Heute ist Böheimkirchen einer von zwölf Standorten in Österreich und Süddeutschland. Die meisten kamen unter dem Sohn dazu. Dieser hatte beim Umzug ins niederösterreichische Industriegebiet zwei Ziele: Wachstum. Und eine 180-Grad-Wende weg vom Billigbieterprinzip, das der Vater lebte.
Nur mit mittelpreisiger Tiefkühlware konnte er im Wettbewerb mit den richtig großen Lebensmittelgroßhändlern – Namen wie Metro, Adeg oder Transgourmet – aber nicht mithalten. Sie haben 30.000 bis 50.000 Artikel im Sortiment. Kröswang hat nicht einmal 3000. Mit seinen Kühllagern wirbt Kröswang daher auch nicht.
Er setzt auf etwas anderes: 25 Sattelschlepper fahren jede Nacht kreuz und quer durch Österreich, laden um und bringen Fleisch, Geflügel und Fisch innerhalb von 24 Stunden nach der Schlachtung zum Wirt. Hinter der Werbung mit Regionalität und Frische stehen komplexe IT- und Logistiknetze und Arbeitstage von zwei Uhr Früh bis zwölf Uhr mittags.
Während sich die Großen auf ihre Abholmärkte konzentrierten, steigerte Kröswang seinen Umsatz so relativ unbehelligt jährlich um zehn Prozent. Zurzeit denken aber auch die anderen um, etwa der deutsche Metro-Konzern, der in Österreich zwölf Märkte betreibt. Auch er will den Wirten nun Zeitersparnis bieten – und mit dem Trend zu Zustellungen das schlecht laufende Geschäft im wichtigen russischen Markt ausgleichen.

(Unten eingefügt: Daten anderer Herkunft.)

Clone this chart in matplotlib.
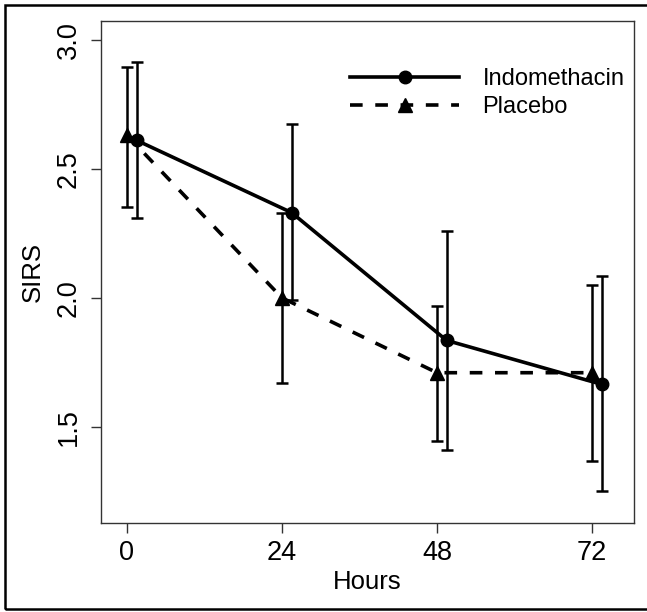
import numpy as np
import matplotlib
matplotlib.use("Agg")
from matplotlib import pyplot as plt
from matplotlib.patches import Rectangle

plt.rcParams['font.family'] = ['Liberation Sans', 'DejaVu Sans']

# data
hours = [0, 24, 48, 72]
indo_mean = [2.61, 2.33, 1.835, 1.665]
indo_lo = [2.31, 1.99, 1.41, 1.25]
indo_hi = [2.915, 2.675, 2.26, 2.085]
plac_mean = [2.63, 2.00, 1.71, 1.71]
plac_lo = [2.35, 1.67, 1.445, 1.37]
plac_hi = [2.895, 2.33, 1.97, 2.05]

offset = 1.5  # indomethacin drawn slightly to the right

fig = plt.figure(figsize=(6.47, 6.12), dpi=100)
ax = fig.add_axes([101/647, 1 - 523/612, (634-101)/647, (523-21)/612])

xi = np.array(hours) + offset
xp = np.array(hours)

lw = 2.6
# error bars
ax.errorbar(xp, plac_mean,
            yerr=[np.array(plac_mean) - plac_lo, np.array(plac_hi) - plac_mean],
            fmt='none', ecolor='black', elinewidth=1.8, capsize=4.5, capthick=1.8)
ax.errorbar(xi, indo_mean,
            yerr=[np.array(indo_mean) - indo_lo, np.array(indo_hi) - indo_mean],
            fmt='none', ecolor='black', elinewidth=1.8, capsize=4.5, capthick=1.8)

ax.plot(xi, indo_mean, color='black', lw=lw, marker='o', ms=9, label='Indomethacin')
ax.plot(xp, plac_mean, color='black', lw=lw, marker='^', ms=9.5,
        dashes=(3.5, 3.5), label='Placebo')

ax.set_xlim(-4, 78.5)
ax.set_ylim(1.128, 3.072)
ax.set_xticks(hours)
ax.set_yticks([1.5, 2.0, 2.5, 3.0])
ax.set_yticklabels(['1.5', '2.0', '2.5', '3.0'], rotation=90, va='center')

for s in ax.spines.values():
    s.set_linewidth(1.0)
    s.set_color('#333333')
ax.tick_params(direction='out', length=7, width=1.0, color='#333333',
               labelsize=19.5, pad=5)
ax.tick_params(axis='y', pad=7)

ax.set_xlabel('Hours', fontsize=18.5, labelpad=3)
ax.set_ylabel('SIRS', fontsize=18.5, labelpad=8)

ax.legend(loc='upper right', bbox_to_anchor=(1.0, 0.925), frameon=False,
          fontsize=17, handlelength=4.6, numpoints=1, handletextpad=1.0,
          labelspacing=0.25, borderaxespad=0)

# outer border around the whole figure
fig.patches.append(Rectangle((5/647, 3/612), 1.0, 1 - 8/612, transform=fig.transFigure,
                             fill=False, lw=1.8, edgecolor='black'))

fig.savefig('out.png', dpi=100)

Der Wettbewerb sei hart, sagt Kröswang. Mehr als hundert Lebensmittelgroßhändler gebe es in Österreich. Von ihrer Existenz weiß der Endkunde oft gar nichts. Dazu lockt das kaufkräftige Umfeld neue Konkurrenz aus Deutschland und der Schweiz an. Ihr Vorsprung bei der Zustellung helfe aber, Grieskirchen sagt er optimistisch. Denkt man an die Supermarktketten, erstaunt das. Keiner der Großen, weder Billa noch Spar, ist mit den oft jahrzehntelang gepflegten Lieferdiensten für frische Lebensmittel ansatzweise in den schwarzen Zahlen. Alle verbrennen Geld – in der Hoffnung, vorn dabei zu sein, wenn das Service massentauglich wird.
Gewinn nennt Manfred Kröswang nicht, aber er sei zufrieden. Den großen Unterschied machten die Volumina: Wenn die Lkw-Flotte Essen mit einem Durchschnittswert von 450 Euro zu den Gasthäusern, Hotels und Großküchen bringt, rechnet sich das schneller, als wenn der Privatkunde Mi- neralwasser und Katzenstreu vom Supermarkt in den fünften Stock bestellt.
Dazu kommt das Verhältnis zwischen Händler und Kunden. Wie stark sich das vom Einzelhandel abhebt, wird klar, als der Chef die Telefonzentrale in Böheimkirchen präsentiert: Nicht die Wirte und Hotels rufen an, sie werden angerufen. In einem grün-weiß gestrichenen Raum sitzen zwanzig Damen und fragen, ob es noch Griesnockerln oder Edamer für die Feiertage sein dürften.
Gewohnt wird in diesen Räumen dafür nicht mehr. Manfred Kröswang ist vor Längerem an den oberösterreichischen Familiensitz übersiedelt. Dieser liegt weit weg vom nächsten Industriegebiet.